Stated goal:
Starting with the first line and ending with the line that holds "(349,-4) -- (373,14)", repeat the material exactly.

-- Given material start --

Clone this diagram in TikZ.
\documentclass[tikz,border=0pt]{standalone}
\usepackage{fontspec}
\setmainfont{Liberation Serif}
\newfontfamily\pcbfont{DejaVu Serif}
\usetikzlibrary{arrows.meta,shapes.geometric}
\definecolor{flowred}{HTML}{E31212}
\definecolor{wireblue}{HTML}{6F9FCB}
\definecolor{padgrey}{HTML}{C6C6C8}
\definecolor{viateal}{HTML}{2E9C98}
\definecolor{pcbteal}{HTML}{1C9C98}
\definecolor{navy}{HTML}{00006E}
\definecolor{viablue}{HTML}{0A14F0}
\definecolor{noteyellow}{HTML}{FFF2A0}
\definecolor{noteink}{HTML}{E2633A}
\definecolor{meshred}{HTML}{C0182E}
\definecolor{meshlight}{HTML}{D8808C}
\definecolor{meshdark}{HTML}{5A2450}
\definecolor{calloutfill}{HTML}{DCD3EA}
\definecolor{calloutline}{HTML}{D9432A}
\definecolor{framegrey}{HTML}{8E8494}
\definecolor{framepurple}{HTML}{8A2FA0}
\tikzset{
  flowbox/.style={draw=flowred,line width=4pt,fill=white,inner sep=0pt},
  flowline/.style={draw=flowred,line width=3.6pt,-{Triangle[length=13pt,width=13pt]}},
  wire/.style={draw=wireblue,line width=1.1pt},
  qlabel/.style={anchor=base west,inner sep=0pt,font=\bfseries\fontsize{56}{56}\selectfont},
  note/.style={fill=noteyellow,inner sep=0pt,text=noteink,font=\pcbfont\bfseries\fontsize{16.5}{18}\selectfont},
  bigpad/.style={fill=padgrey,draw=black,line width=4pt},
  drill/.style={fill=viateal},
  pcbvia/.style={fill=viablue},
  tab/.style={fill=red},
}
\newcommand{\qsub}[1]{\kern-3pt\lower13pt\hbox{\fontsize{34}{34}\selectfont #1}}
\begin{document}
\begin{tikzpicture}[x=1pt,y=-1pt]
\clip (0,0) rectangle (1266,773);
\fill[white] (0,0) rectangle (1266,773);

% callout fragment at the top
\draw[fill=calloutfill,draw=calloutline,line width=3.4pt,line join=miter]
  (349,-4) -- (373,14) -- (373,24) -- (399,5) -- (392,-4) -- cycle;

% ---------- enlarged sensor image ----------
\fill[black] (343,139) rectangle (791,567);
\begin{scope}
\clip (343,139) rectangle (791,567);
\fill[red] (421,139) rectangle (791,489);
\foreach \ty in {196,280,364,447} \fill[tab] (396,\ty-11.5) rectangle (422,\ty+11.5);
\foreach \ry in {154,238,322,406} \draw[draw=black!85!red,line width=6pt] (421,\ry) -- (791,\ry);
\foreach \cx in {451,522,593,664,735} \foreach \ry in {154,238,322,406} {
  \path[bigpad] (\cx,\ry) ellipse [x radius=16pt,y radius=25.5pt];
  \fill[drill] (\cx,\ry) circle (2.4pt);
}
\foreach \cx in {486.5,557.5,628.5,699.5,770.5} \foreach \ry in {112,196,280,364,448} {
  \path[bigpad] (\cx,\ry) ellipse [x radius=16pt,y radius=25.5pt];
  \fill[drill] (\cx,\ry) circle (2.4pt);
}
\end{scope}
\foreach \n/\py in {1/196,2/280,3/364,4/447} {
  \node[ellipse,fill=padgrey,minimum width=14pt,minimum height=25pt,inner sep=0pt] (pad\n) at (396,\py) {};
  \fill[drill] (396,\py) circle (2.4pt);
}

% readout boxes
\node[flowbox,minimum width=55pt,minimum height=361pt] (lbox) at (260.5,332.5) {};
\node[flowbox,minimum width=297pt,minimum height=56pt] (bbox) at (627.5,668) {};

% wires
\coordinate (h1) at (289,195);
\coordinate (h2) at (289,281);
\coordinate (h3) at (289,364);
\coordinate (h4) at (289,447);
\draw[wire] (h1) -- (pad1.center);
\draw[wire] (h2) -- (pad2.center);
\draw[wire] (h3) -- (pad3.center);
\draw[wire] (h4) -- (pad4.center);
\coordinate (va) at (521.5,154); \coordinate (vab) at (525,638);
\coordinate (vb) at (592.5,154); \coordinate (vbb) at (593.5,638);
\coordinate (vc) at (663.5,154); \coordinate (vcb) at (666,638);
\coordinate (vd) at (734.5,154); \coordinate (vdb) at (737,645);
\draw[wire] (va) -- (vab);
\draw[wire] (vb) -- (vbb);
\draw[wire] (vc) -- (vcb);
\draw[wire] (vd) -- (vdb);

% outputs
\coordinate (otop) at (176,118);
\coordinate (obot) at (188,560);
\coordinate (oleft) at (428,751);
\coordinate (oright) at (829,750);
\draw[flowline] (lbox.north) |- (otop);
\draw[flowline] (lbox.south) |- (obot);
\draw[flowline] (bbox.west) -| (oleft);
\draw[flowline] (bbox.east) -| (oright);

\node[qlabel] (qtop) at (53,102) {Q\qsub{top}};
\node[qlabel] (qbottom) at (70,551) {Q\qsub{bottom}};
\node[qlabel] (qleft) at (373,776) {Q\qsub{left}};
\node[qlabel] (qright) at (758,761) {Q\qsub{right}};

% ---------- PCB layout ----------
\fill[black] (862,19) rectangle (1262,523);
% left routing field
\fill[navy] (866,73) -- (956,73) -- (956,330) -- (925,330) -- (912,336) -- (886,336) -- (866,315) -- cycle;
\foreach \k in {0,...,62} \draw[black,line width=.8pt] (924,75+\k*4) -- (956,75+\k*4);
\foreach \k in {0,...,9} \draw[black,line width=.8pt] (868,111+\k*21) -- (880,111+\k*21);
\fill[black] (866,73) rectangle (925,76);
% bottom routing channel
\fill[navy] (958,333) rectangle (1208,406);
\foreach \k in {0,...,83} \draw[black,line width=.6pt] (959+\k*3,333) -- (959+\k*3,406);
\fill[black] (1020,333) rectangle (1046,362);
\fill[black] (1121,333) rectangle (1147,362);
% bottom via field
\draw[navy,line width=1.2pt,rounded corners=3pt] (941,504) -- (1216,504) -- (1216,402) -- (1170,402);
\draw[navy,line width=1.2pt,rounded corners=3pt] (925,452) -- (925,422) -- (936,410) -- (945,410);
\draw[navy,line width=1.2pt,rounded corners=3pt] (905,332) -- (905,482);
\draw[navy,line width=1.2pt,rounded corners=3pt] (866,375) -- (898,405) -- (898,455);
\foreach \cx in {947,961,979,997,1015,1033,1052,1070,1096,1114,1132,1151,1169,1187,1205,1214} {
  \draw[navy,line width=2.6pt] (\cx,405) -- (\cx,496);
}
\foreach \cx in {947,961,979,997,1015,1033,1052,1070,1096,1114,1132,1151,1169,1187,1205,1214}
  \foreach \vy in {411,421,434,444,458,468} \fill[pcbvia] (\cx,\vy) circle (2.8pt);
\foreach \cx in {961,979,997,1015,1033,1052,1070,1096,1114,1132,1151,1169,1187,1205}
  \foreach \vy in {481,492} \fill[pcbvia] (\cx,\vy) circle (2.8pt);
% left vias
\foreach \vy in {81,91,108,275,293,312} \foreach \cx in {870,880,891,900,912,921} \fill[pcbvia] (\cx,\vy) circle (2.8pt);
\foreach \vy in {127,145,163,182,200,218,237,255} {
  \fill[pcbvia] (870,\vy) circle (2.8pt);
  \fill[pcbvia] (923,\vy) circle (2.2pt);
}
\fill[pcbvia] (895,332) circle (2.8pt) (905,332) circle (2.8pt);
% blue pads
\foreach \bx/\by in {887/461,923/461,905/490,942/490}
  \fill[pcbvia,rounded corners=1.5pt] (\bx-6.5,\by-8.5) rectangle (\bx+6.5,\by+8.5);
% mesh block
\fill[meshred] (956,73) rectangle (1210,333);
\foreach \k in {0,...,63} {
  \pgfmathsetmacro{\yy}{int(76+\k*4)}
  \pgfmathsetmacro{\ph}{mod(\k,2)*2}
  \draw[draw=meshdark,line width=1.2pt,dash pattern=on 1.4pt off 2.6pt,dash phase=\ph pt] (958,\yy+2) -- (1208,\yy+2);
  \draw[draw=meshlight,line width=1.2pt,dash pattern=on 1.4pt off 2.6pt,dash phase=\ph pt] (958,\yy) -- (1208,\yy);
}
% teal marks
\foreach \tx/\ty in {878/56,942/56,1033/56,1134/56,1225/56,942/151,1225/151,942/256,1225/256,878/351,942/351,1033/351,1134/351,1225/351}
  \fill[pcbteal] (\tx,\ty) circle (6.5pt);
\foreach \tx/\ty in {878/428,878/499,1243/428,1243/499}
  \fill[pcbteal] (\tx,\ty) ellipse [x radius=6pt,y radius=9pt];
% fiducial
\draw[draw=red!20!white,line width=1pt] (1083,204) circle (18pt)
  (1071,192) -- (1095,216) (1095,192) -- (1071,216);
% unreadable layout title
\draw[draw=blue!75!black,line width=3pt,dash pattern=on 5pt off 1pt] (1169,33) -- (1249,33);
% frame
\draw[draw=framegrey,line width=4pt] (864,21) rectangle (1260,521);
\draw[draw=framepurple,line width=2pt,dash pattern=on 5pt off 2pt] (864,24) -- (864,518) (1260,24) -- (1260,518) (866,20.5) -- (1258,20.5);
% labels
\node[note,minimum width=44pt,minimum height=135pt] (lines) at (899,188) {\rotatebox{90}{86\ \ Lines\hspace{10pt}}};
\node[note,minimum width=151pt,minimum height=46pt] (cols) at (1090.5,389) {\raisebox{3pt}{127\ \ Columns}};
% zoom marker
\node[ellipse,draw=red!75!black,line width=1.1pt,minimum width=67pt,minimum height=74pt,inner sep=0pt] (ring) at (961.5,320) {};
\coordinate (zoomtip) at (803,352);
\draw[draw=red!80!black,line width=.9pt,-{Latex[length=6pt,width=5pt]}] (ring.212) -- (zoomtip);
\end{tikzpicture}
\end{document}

-- Given material end --

Complete answer:
Clone this diagram in TikZ.
\documentclass[tikz,border=0pt]{standalone}
\usepackage{fontspec}
\setmainfont{Liberation Serif}
\newfontfamily\pcbfont{DejaVu Serif}
\usetikzlibrary{arrows.meta,shapes.geometric}
\definecolor{flowred}{HTML}{E31212}
\definecolor{wireblue}{HTML}{6F9FCB}
\definecolor{padgrey}{HTML}{C6C6C8}
\definecolor{viateal}{HTML}{2E9C98}
\definecolor{pcbteal}{HTML}{1C9C98}
\definecolor{navy}{HTML}{00006E}
\definecolor{viablue}{HTML}{0A14F0}
\definecolor{noteyellow}{HTML}{FFF2A0}
\definecolor{noteink}{HTML}{E2633A}
\definecolor{meshred}{HTML}{C0182E}
\definecolor{meshlight}{HTML}{D8808C}
\definecolor{meshdark}{HTML}{5A2450}
\definecolor{calloutfill}{HTML}{DCD3EA}
\definecolor{calloutline}{HTML}{D9432A}
\definecolor{framegrey}{HTML}{8E8494}
\definecolor{framepurple}{HTML}{8A2FA0}
\tikzset{
  flowbox/.style={draw=flowred,line width=4pt,fill=white,inner sep=0pt},
  flowline/.style={draw=flowred,line width=3.6pt,-{Triangle[length=13pt,width=13pt]}},
  wire/.style={draw=wireblue,line width=1.1pt},
  qlabel/.style={anchor=base west,inner sep=0pt,font=\bfseries\fontsize{56}{56}\selectfont},
  note/.style={fill=noteyellow,inner sep=0pt,text=noteink,font=\pcbfont\bfseries\fontsize{16.5}{18}\selectfont},
  bigpad/.style={fill=padgrey,draw=black,line width=4pt},
  drill/.style={fill=viateal},
  pcbvia/.style={fill=viablue},
  tab/.style={fill=red},
}
\newcommand{\qsub}[1]{\kern-3pt\lower13pt\hbox{\fontsize{34}{34}\selectfont #1}}
\begin{document}
\begin{tikzpicture}[x=1pt,y=-1pt]
\clip (0,0) rectangle (1266,773);
\fill[white] (0,0) rectangle (1266,773);

% callout fragment at the top
\draw[fill=calloutfill,draw=calloutline,line width=3.4pt,line join=miter]
  (349,-4) -- (373,14) -- (373,24) -- (399,5) -- (392,-4) -- cycle;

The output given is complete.